All of this consideration that bounces around the outside of mathematical representations of the universe has two other critical implications for the entertainment/publishing industry. The first — and it is one that I must largely dismiss for purposes of this series of entries, because it is even more difficult to express than any of the underlying math for "simple" particle systems — is the scalar measurability assumption built into contemporary definitions of "profit." Put another way, the need to express "profit" at any time t implies both precision and accuracy in the ability to measure profit... and when one is dealing with culture and the arts, that ain't too possible. The second, though, is much more relevant, while being much more ignored by the industry: The cognitive dissonance of the simultaneous existence and chaos of the long-tail phenomenon, especially as the nature of "selling" changes. Again, I must largely dismiss detailed discussion in this series of posts, but that is largely because the very nature of the long-tail phenomenon denies predictability.


  1. Not only does using an analogy help explain these issues without getting into the endowment effect's distortions, but it also avoids the problems inherited from the third common factor: Nobody can really trust any of the numbers. Admittedly, this reservation is itself a bit circular, because some of that culture of secrecy is reflected in/reflects the endowment effect by itself.

    There's an old saying that "It's easier to get forgiveness than get permission." The endowment effect in general calls that into question... and perhaps nowhere more obviously than when personal creations are at issue, particularly including (but not limited to) the entertainment/publishing industry. When dealing with creative products, it's easier to get permission than to get forgiveness. The core of copyright law and patent law recognize this very simply, by explicitly allowing an injunction against continued use without a license (permission). Not surprisingly, most legal causes of action regarding property do not inherently include injunctive relief as not just a possible, but a relatively routine, part of the remedy.

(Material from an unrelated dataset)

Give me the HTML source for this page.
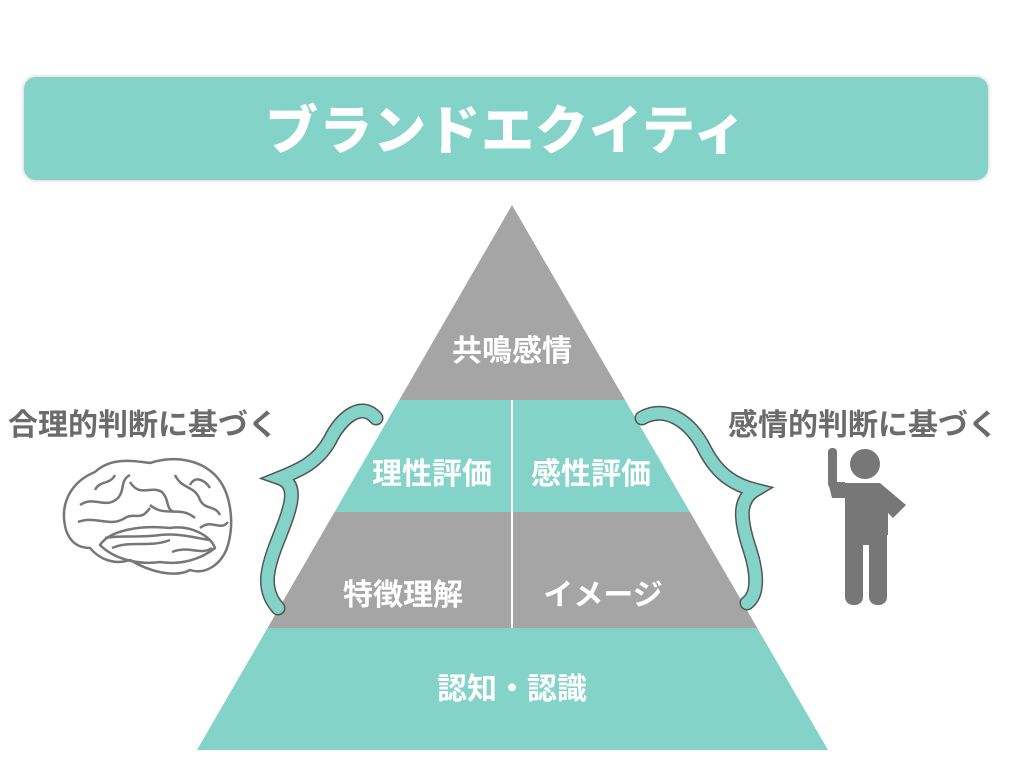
<!DOCTYPE html>
<html><head><meta charset="utf-8"><style>
body{margin:0;width:1024px;height:768px;background:#fff;overflow:hidden;position:relative;font-family:"Liberation Sans","Noto Sans CJK JP",sans-serif}
.bar{position:absolute;left:24px;top:77px;width:964px;height:103px;background:#84d3c8;border-radius:12px;box-shadow:0 0 4px rgba(0,0,0,.25)}
.bar div{color:#fff;font-weight:900;font-size:53px;text-align:center;line-height:110px;letter-spacing:1px}
.t{position:absolute;font-weight:bold;color:#fff;font-size:30px;line-height:30px;white-space:nowrap;transform:translate(-50%,-50%)}
.s{position:absolute;font-weight:bold;color:#6b6b6b;font-size:30px;white-space:nowrap}
</style></head><body>
<div class="bar"><div>ブランドエクイティ</div></div>
<svg width="1024" height="768" style="position:absolute;left:0;top:0">
<defs><clipPath id="p"><polygon points="512,205 197,750 828,750"/></clipPath></defs>
<g clip-path="url(#p)">
<rect x="0" y="200" width="1024" height="200" fill="#a5a5a5"/>
<rect x="0" y="400" width="1024" height="112" fill="#84d3c8"/>
<rect x="0" y="512" width="1024" height="116" fill="#a5a5a5"/>
<rect x="0" y="628" width="1024" height="130" fill="#84d3c8"/>
<line x1="512" y1="400" x2="512" y2="628" stroke="#fff" stroke-width="2"/>
</g>
<path d="M376,418 C360,400 340,420 330,440 C318,462 300,470 280,478 C300,485 290,510 278,540 C266,570 262,590 278,608" fill="none" stroke="#555" stroke-width="15" stroke-linecap="round"/>
<path d="M376,418 C360,400 340,420 330,440 C318,462 300,470 280,478 C300,485 290,510 278,540 C266,570 262,590 278,608" fill="none" stroke="#84d3c8" stroke-width="12" stroke-linecap="round"/>
<path d="M642,418 C665,405 690,420 705,450 C718,475 735,485 755,490 C738,500 740,520 750,550 C758,575 758,595 747,603" fill="none" stroke="#555" stroke-width="15" stroke-linecap="round"/>
<path d="M642,418 C665,405 690,420 705,450 C718,475 735,485 755,490 C738,500 740,520 750,550 C758,575 758,595 747,603" fill="none" stroke="#84d3c8" stroke-width="12" stroke-linecap="round"/>
<g fill="none" stroke="#777" stroke-width="2.5" stroke-linejoin="round">
<path d="M66,530 C58,500 75,480 95,472 C110,458 130,460 150,463 C175,455 200,460 215,475 C230,490 235,520 228,545 C222,565 205,575 190,570 C175,578 150,572 130,560 C115,565 100,560 90,548 C78,548 70,542 66,530Z"/>
<path d="M100,545 C110,530 140,525 170,528 C190,525 210,535 215,548 C200,560 180,565 160,562 C140,565 115,560 100,545Z"/>
<path d="M80,505 C95,495 105,510 118,498 C125,490 120,480 130,475 M130,482 C140,498 150,485 162,492 C170,500 165,510 175,512 M175,475 C182,490 195,485 200,500 C205,510 215,505 220,515 M78,522 C95,515 110,528 125,518 C135,512 140,522 150,508 M150,505 C165,518 180,505 195,518 M200,528 C212,518 220,532 228,522 M112,548 C130,540 150,548 170,540 M172,552 C190,545 200,556 212,548 M105,538 C120,535 140,538 160,535 C180,533 195,538 210,540 M95,490 C100,480 110,485 115,475 M190,485 C195,475 205,480 210,488"/>
</g>
<g fill="#777">
<circle cx="865" cy="464" r="15"/>
<rect x="828" y="448" width="9" height="40" rx="4"/>
<path d="M828,482 L845,482 L845,483 L880,483 L906,505 L893,518 L888,513 L888,535 L845,535 L845,498 L832,498 Z"/>
<rect x="845" y="530" width="18" height="75" rx="8"/>
<rect x="869" y="530" width="18" height="75" rx="8"/>
<rect x="845" y="525" width="42" height="20"/>
</g>
</svg>
<div class="t" style="left:512px;top:352px">共鳴感情</div>
<div class="t" style="left:432px;top:475px">理性評価</div>
<div class="t" style="left:591px;top:475px">感性評価</div>
<div class="t" style="left:403px;top:596px">特徴理解</div>
<div class="t" style="left:603px;top:596px">イメージ</div>
<div class="t" style="left:512px;top:690px">認知・認識</div>
<div class="s" style="left:8px;top:400px">合理的判断に基づく</div>
<div class="s" style="left:728px;top:400px">感情的判断に基づく</div>
</body></html>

  2. Admittedly, this semiquantized representation does not reflect some of the nuances that one can infer by going deeper and deeper into the math itself, and what the particular mathematical operations and constructs — such as, for example, calculated entropy and enthalpy, Gibbs energy, and so on — tell one about the complexity of even the simplest closed systems. As shall become clear shortly, though, the point is the field condition... not excrutiating accuracy of these three statements.
  3. One might argue that considering Heisenberg's principle is irrelevant, because it arises from a simultaneity problem with measuring two different aspects of a single particle (location and vector). A little thought, though, will show that there's a similar simultaneity paradox in financial terms... that I can't represent accurately in standard HTML, so I'm not going to try.